Friday, September 30, 2011


Water restrictions often occur over most of Australia during the summer months and it sometimes becomes compulsory to turn off the automatic watering system and water our gardens by hand. It is a time to think about how we use this precious resource and adopt ways of watering that can substantially reduce the amount of water we waste.

Hand watering on a beautiful early morning or evening is a pleasurable experience that gives us the time to look more closely at our garden, the plants and the soil. We have more control over how the watering is done and can cater to the individual needs of different plants more successfully. Sometimes it is the only way to water plants deeply. Watering at these times helps to increase water penetration and minimise evaporation.

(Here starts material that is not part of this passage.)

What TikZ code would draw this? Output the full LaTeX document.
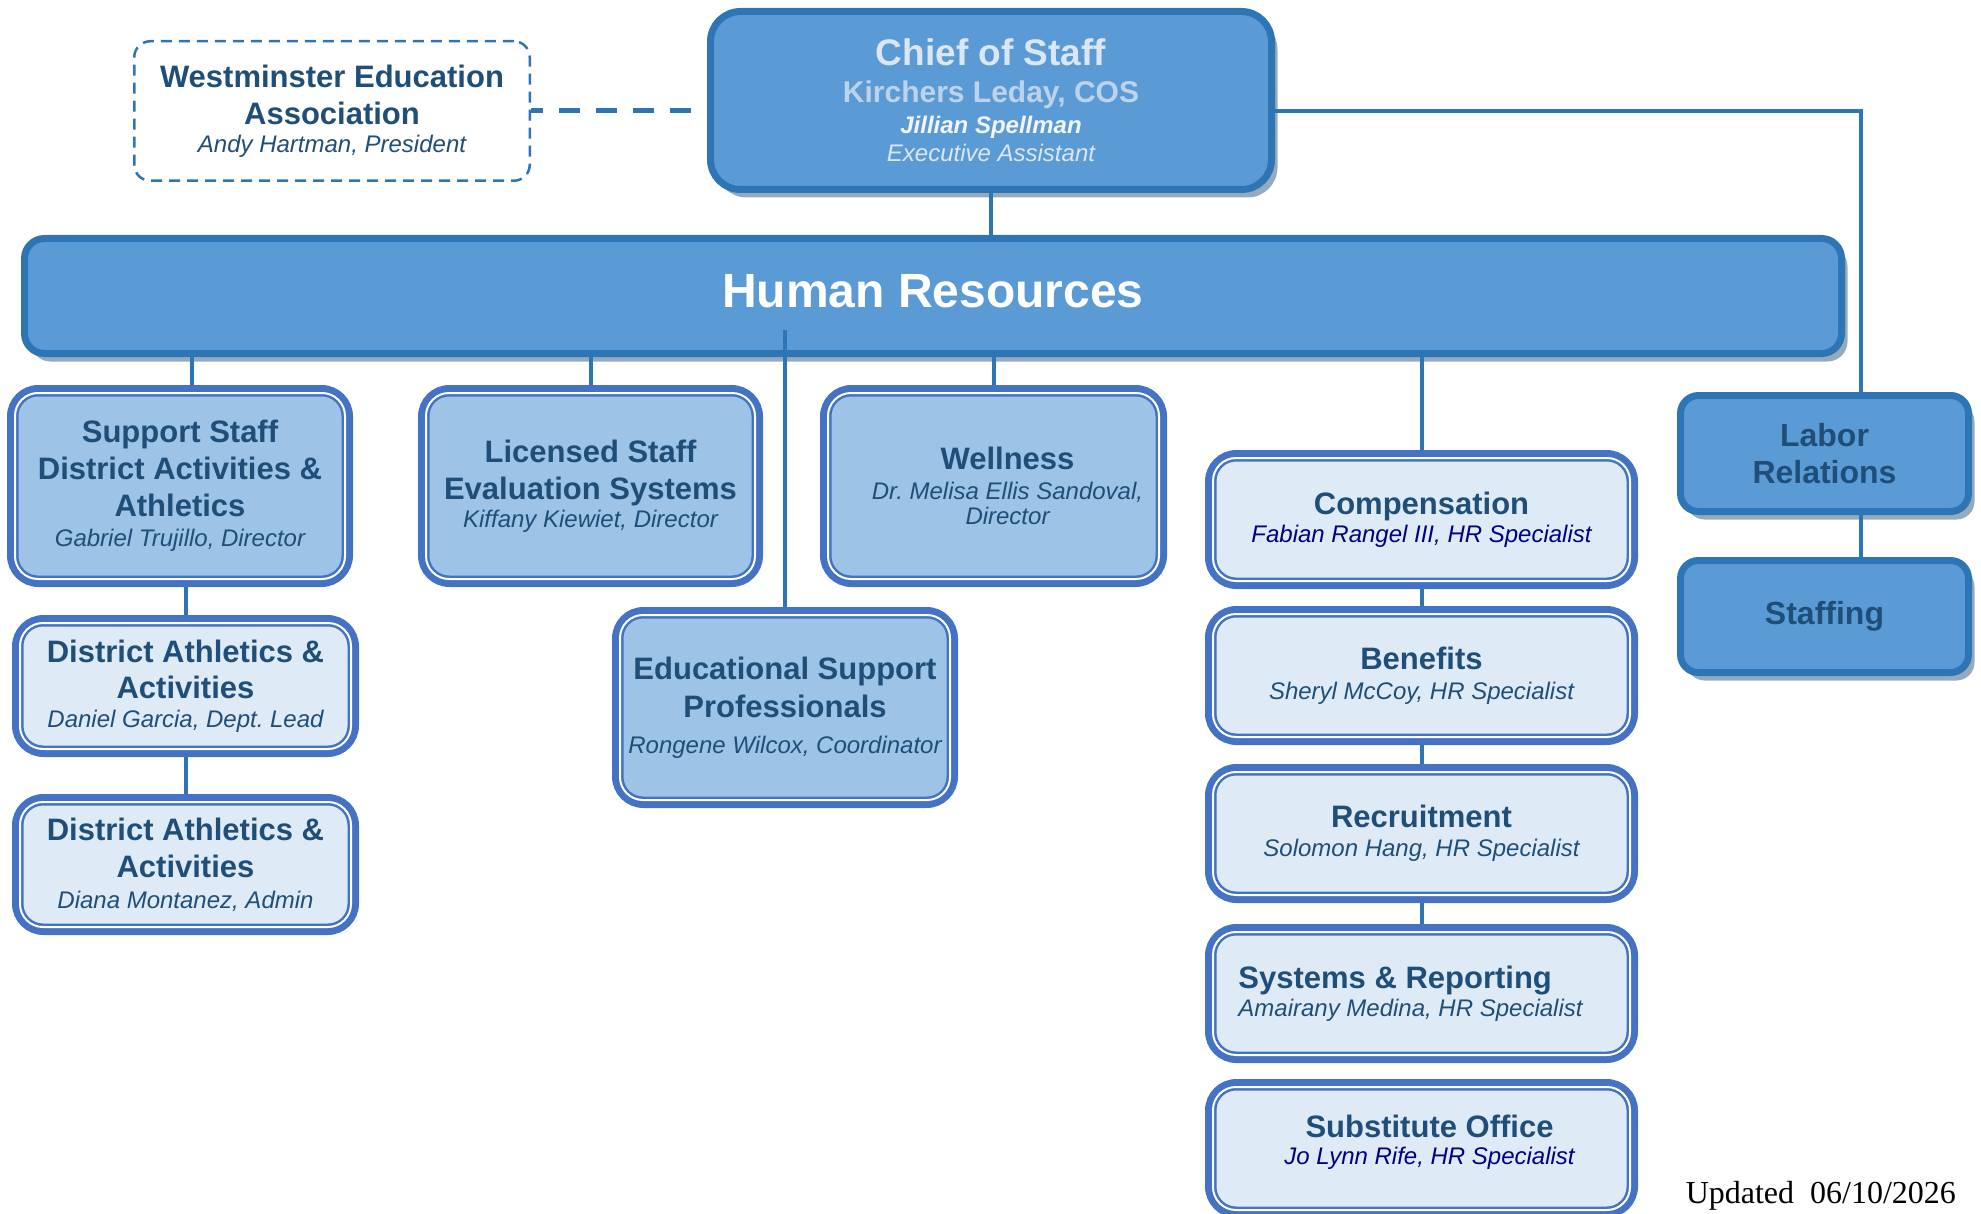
\documentclass[tikz,border=0pt]{standalone}
\usepackage{fontspec}
\setmainfont{Liberation Sans}
\newfontfamily\stampfont{Liberation Serif}
\usetikzlibrary{shadows}
\definecolor{deskblue}{HTML}{5B9BD5}
\definecolor{deskedge}{HTML}{2E75B6}
\definecolor{unitblue}{HTML}{9DC3E6}
\definecolor{unitedge}{HTML}{4472C4}
\definecolor{teamblue}{HTML}{DEEBF7}
\definecolor{inkdark}{HTML}{1F4E79}
\definecolor{inknavy}{HTML}{000080}
\definecolor{shadegrey}{HTML}{96AABF}
\definecolor{paleone}{HTML}{DCE6F2}
\definecolor{paletwo}{HTML}{BDD2EB}
\definecolor{palethree}{HTML}{F2F6FB}
\newcommand{\boxtitle}{\fontsize{15.5pt}{15pt}\selectfont\bfseries}
\newcommand{\boxname}{\fontsize{12pt}{15pt}\selectfont\itshape}
\tikzset{
  org/link/.style={deskedge, line width=2pt},
  org/dash/.style={deskedge, line width=2.5pt, dash pattern=on 10.5pt off 8pt, dash phase=4.5pt},
  org/desk/.style={draw=deskedge, line width=3.5pt, fill=deskblue, rounded corners=10pt, align=center, inner sep=2pt,
    font=\fontsize{12pt}{15pt}\selectfont,
    drop shadow={shadow xshift=3pt, shadow yshift=-4pt, fill=shadegrey, opacity=1}},
  org/unit/.style={draw=unitedge, line width=3.5pt, fill=unitblue, rounded corners=14pt, text=inkdark, align=center, inner sep=2pt,
    font=\fontsize{12pt}{15pt}\selectfont},
  org/team/.style={org/unit, fill=teamblue},
  org/twin/.style={unitedge, line width=1.25pt, double=white, double distance=1pt, rounded corners=11.5pt},
  org/guest/.style={draw=deskedge, line width=1.25pt, dash pattern=on 5.5pt off 3.5pt, rounded corners=8pt, fill=white, text=inkdark, align=center,
    font=\fontsize{12pt}{15pt}\selectfont},
}

\begin{document}
\begin{tikzpicture}[x=0.5pt, y=-0.5pt]
  \useasboundingbox (0,0) rectangle (1981,1214);
% top
\node[org/desk, rounded corners=15pt, minimum width=280.5pt, minimum height=89pt] (chief) at (991,100.5)
  {\color{paleone}\fontsize{18.5pt}{15pt}\selectfont\bfseries Chief of Staff\\[3.5pt]
   \color{paletwo}\fontsize{15pt}{15pt}\selectfont\bfseries Kirchers Leday, COS\\[0.5pt]
   \color{palethree}\fontsize{12pt}{15pt}\selectfont\bfseries\itshape Jillian Spellman\\[-1pt]
   \color{paleone}\boxname Executive Assistant};
\node[org/guest, minimum width=197.75pt, minimum height=69.75pt] (wea) at (332,111)
  {\boxtitle Westminster Education\\[3.5pt]\boxtitle Association\\[-1pt]\boxname Andy Hartman, President};
\node[org/desk, text=white, minimum width=908.5pt, minimum height=57.5pt] (hr) at (933,296)
  {\fontsize{24pt}{15pt}\selectfont\bfseries Human Resources\rule[-5pt]{0pt}{0pt}};
\node[org/desk, rounded corners=9pt, text=inkdark, minimum width=144pt, minimum height=58pt] (labor) at (1824.5,453.5)
  {\fontsize{16pt}{15pt}\selectfont\bfseries Labor\\[3.5pt]\fontsize{16pt}{15pt}\selectfont\bfseries Relations};
\node[org/desk, rounded corners=9pt, text=inkdark, minimum width=144pt, minimum height=56pt] (staffing) at (1824.5,616.5)
  {\fontsize{16pt}{15pt}\selectfont\bfseries Staffing};
% units
\node[org/unit, minimum width=169.5pt, minimum height=97.5pt] (support) at (180,486)
  {\boxtitle Support Staff\\[3.5pt]\boxtitle District Activities \&\\[3.5pt]\boxtitle Athletics\\\boxname Gabriel Trujillo, Director};
\node[org/unit, minimum width=169pt, minimum height=97.5pt] (licensed) at (590.5,486)
  {\boxtitle Licensed Staff\\[3.5pt]\boxtitle Evaluation Systems\\[-1pt]\boxname Kiffany Kiewiet, Director};
\node[org/unit, minimum width=170pt, minimum height=97.5pt] (wellness) at (993.5,486)
  {\hspace*{14pt}\boxtitle Wellness\\\hspace*{14pt}\boxname Dr.\ Melisa Ellis Sandoval,\\[-2.5pt]\hspace*{14pt}\boxname Director};
\node[org/unit, minimum width=169.5pt, minimum height=97pt] (edu) at (785,707.5)
  {\boxtitle Educational Support\\[4pt]\boxtitle Professionals\\[3pt]\boxname Rongene Wilcox, Coordinator};
\node[org/team, minimum width=170pt, minimum height=67.5pt] (da1) at (185.5,686)
  {\boxtitle District Athletics \&\\[3pt]\boxtitle Activities\\[-0.5pt]\boxname Daniel Garcia, Dept.\ Lead};
\node[org/team, minimum width=170pt, minimum height=67pt] (da2) at (185.5,864.5)
  {\boxtitle District Athletics \&\\[3.5pt]\boxtitle Activities\\[0.5pt]\boxname Diana Montanez, Admin};
% hr teams
\node[org/team, minimum width=213pt, minimum height=66pt] (comp) at (1421.5,519.5)
  {\boxtitle Compensation\\[-1pt]\boxname\color{inknavy}Fabian Rangel III, HR Specialist};
\node[org/team, minimum width=213pt, minimum height=66pt] (ben) at (1421.5,675.5)
  {\boxtitle Benefits\\\boxname Sheryl McCoy, HR Specialist};
\node[org/team, minimum width=213pt, minimum height=66pt] (rec) at (1421.5,833.5)
  {\boxtitle Recruitment\\[-0.5pt]\boxname Solomon Hang, HR Specialist};
\node[org/team, align=left, minimum width=213pt, minimum height=66pt] (sys) at (1421.5,993.5)
  {\boxtitle Systems \& Reporting\\[-1pt]\boxname Amairany Medina, HR Specialist\hspace*{11pt}};
\node[org/team, minimum width=213pt, minimum height=66pt] (subst) at (1421.5,1148.5)
  {\hspace*{8pt}\boxtitle Substitute Office\\[-1.5pt]\hspace*{8pt}\boxname\color{inknavy}Jo Lynn Rife, HR Specialist\rule[-8.5pt]{0pt}{0pt}};
\foreach \unit in {support,licensed,wellness,edu,da1,da2,comp,ben,rec,sys,subst}
  \draw[org/twin] ([shift={(4pt,-4pt)}]\unit.north west) rectangle ([shift={(-4pt,4pt)}]\unit.south east);
\node[anchor=base east, font=\stampfont\fontsize{16pt}{18pt}\selectfont] (stamp) at (1963,1203) {Updated~~06/10/2026};
% connectors
\draw[org/dash] (wea.east) -- (wea.east -| chief.west);
\draw[org/link] (chief.south) -- (chief.south |- hr.north);
\coordinate (bend) at (1861,111);
\draw[org/link] (chief.east |- bend) -- (bend) -- (bend |- labor.north);
\draw[org/link] (bend |- labor.south) -- (bend |- staffing.north);
\path ([xshift=6pt]support.north) coordinate (supptop);
\draw[org/link] (supptop) -- (supptop |- hr.south);
\draw[org/link] (licensed.north) -- (licensed.north |- hr.south);
\draw[org/link] (wellness.north) -- (wellness.north |- hr.south);
\draw[org/link] (comp.north) -- (comp.north |- hr.south);
\path (hr.south -| edu.north) ++(0,-27) coordinate (edutop);
\draw[org/link] (edutop) -- (edu.north);
\draw[org/link] (da1.north) -- (da1.north |- support.south);
\draw[org/link] (da2.north) -- (da2.north |- da1.south);
\draw[org/link] (ben.north) -- (ben.north |- comp.south);
\draw[org/link] (rec.north) -- (rec.north |- ben.south);
\draw[org/link] (sys.north) -- (sys.north |- rec.south);

\end{tikzpicture}
\end{document}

Potted plants under a verandah, eaves or awning must be regularly watered by hand and it is important to water the soil thoroughly all the way through. Check by feeling below the surface to make sure it has penetrated deeply. Soil can become hydrophobic if it is allowed to dry out too much and it is then difficult to wet again. Water will bead and flow over the surface of the soil and drain away without being of use at all to the plant. Wetting agents will have to be added to restore its water holding capacity. These can be bought in liquid or powder form and are applied to the surface of the soil.

Planters with a built-in reservoir at the bottom can save you time and water. Overflow can be prevented by checking the water level as the water drains into the base of the pot, and watering will be a lot less frequent.

Whether you are watering pots or plants in the ground it is important to water only the base of the plants. Keeping water off the foliage will reduce the chance of plants developing fungal diseases like black spot and powdery mildew. Pathogenic fungal spores will travel rapidly in water splash or soil run-off and infect otherwise healthy plants. Infrequent, deep watering will encourage root systems to penetrate the deeper soil layers and have access to more permanent water, as well as nutrients. A deeper root system stabilises plants, especially trees and large shrubs, making them less susceptible to wind, drought and insect stresses.

Plants require more water when in active growth and this may not necessarily be in the summer months. Observation of your own garden situation is critical in using water efficiently. The condition of the plants and the soil varies with the season; natural rainfall, temperature, wind and growth activity and these are conditions that cannot be taken into consideration with an automated watering system. Hand watering gives you the time to observe the changing relationship of all the elements that influence your garden and at the same time gives you the time to enjoy the plants and their smells.